[DATA EXTRACT]:
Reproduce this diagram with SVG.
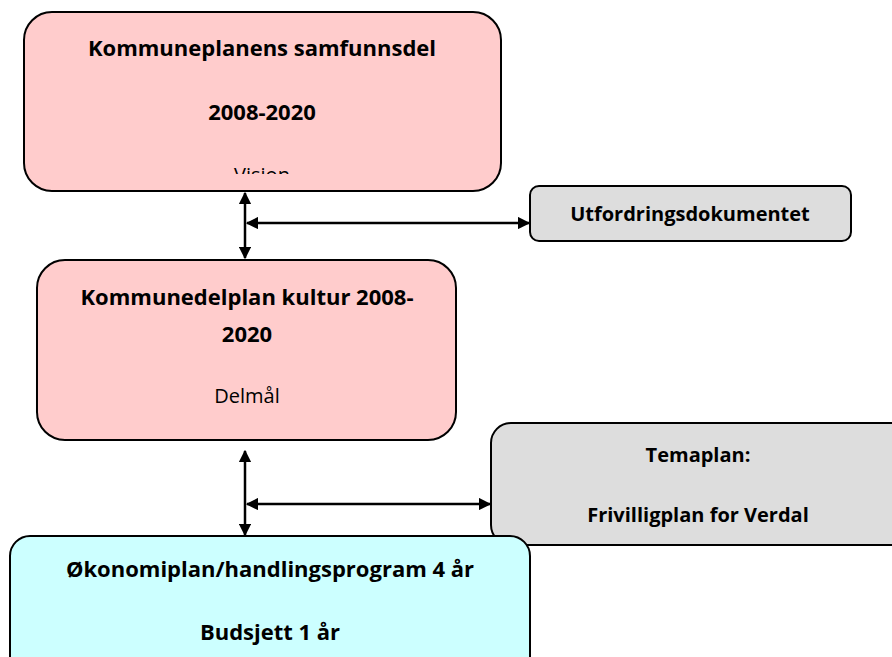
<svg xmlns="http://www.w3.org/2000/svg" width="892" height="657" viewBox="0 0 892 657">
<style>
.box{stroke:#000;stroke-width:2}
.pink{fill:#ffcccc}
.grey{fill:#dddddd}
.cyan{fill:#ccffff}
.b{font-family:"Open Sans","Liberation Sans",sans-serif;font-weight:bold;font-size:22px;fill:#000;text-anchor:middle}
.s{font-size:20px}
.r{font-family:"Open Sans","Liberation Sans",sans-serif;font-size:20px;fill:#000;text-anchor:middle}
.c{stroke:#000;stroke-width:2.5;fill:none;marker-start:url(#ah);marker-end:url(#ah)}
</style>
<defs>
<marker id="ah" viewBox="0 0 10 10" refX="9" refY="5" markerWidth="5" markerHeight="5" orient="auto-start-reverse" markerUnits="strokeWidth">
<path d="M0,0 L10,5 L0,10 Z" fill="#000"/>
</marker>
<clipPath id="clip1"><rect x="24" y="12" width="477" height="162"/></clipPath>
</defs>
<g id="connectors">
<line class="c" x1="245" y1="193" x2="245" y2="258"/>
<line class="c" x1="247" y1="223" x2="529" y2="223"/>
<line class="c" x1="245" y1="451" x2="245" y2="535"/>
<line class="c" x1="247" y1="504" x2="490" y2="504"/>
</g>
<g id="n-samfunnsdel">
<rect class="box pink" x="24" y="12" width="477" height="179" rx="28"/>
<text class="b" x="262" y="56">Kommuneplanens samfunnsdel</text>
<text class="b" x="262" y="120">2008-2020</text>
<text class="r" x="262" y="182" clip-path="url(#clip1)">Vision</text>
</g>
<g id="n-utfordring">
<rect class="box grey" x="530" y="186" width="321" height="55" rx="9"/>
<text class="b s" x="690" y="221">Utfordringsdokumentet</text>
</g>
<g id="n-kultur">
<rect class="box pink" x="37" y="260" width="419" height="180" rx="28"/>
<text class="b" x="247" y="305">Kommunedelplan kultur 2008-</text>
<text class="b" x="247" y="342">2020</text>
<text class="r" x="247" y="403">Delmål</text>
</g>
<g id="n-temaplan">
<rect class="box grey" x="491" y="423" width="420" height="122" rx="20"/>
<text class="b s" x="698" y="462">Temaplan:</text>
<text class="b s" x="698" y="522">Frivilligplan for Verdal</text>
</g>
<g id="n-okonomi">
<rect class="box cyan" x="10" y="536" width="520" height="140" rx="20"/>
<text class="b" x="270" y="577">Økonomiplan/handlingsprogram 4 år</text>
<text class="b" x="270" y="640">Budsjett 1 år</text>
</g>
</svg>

[WHAT YOU SHOULD DO]: Set down all the data again exactly as above, pictures excluded.

[RESULT BELOW]:
Reproduce this diagram with SVG.
<svg xmlns="http://www.w3.org/2000/svg" width="892" height="657" viewBox="0 0 892 657">
<style>
.box{stroke:#000;stroke-width:2}
.pink{fill:#ffcccc}
.grey{fill:#dddddd}
.cyan{fill:#ccffff}
.b{font-family:"Open Sans","Liberation Sans",sans-serif;font-weight:bold;font-size:22px;fill:#000;text-anchor:middle}
.s{font-size:20px}
.r{font-family:"Open Sans","Liberation Sans",sans-serif;font-size:20px;fill:#000;text-anchor:middle}
.c{stroke:#000;stroke-width:2.5;fill:none;marker-start:url(#ah);marker-end:url(#ah)}
</style>
<defs>
<marker id="ah" viewBox="0 0 10 10" refX="9" refY="5" markerWidth="5" markerHeight="5" orient="auto-start-reverse" markerUnits="strokeWidth">
<path d="M0,0 L10,5 L0,10 Z" fill="#000"/>
</marker>
<clipPath id="clip1"><rect x="24" y="12" width="477" height="162"/></clipPath>
</defs>
<g id="connectors">
<line class="c" x1="245" y1="193" x2="245" y2="258"/>
<line class="c" x1="247" y1="223" x2="529" y2="223"/>
<line class="c" x1="245" y1="451" x2="245" y2="535"/>
<line class="c" x1="247" y1="504" x2="490" y2="504"/>
</g>
<g id="n-samfunnsdel">
<rect class="box pink" x="24" y="12" width="477" height="179" rx="28"/>
<text class="b" x="262" y="56">Kommuneplanens samfunnsdel</text>
<text class="b" x="262" y="120">2008-2020</text>
<text class="r" x="262" y="182" clip-path="url(#clip1)">Vision</text>
</g>
<g id="n-utfordring">
<rect class="box grey" x="530" y="186" width="321" height="55" rx="9"/>
<text class="b s" x="690" y="221">Utfordringsdokumentet</text>
</g>
<g id="n-kultur">
<rect class="box pink" x="37" y="260" width="419" height="180" rx="28"/>
<text class="b" x="247" y="305">Kommunedelplan kultur 2008-</text>
<text class="b" x="247" y="342">2020</text>
<text class="r" x="247" y="403">Delmål</text>
</g>
<g id="n-temaplan">
<rect class="box grey" x="491" y="423" width="420" height="122" rx="20"/>
<text class="b s" x="698" y="462">Temaplan:</text>
<text class="b s" x="698" y="522">Frivilligplan for Verdal</text>
</g>
<g id="n-okonomi">
<rect class="box cyan" x="10" y="536" width="520" height="140" rx="20"/>
<text class="b" x="270" y="577">Økonomiplan/handlingsprogram 4 år</text>
<text class="b" x="270" y="640">Budsjett 1 år</text>
</g>
</svg>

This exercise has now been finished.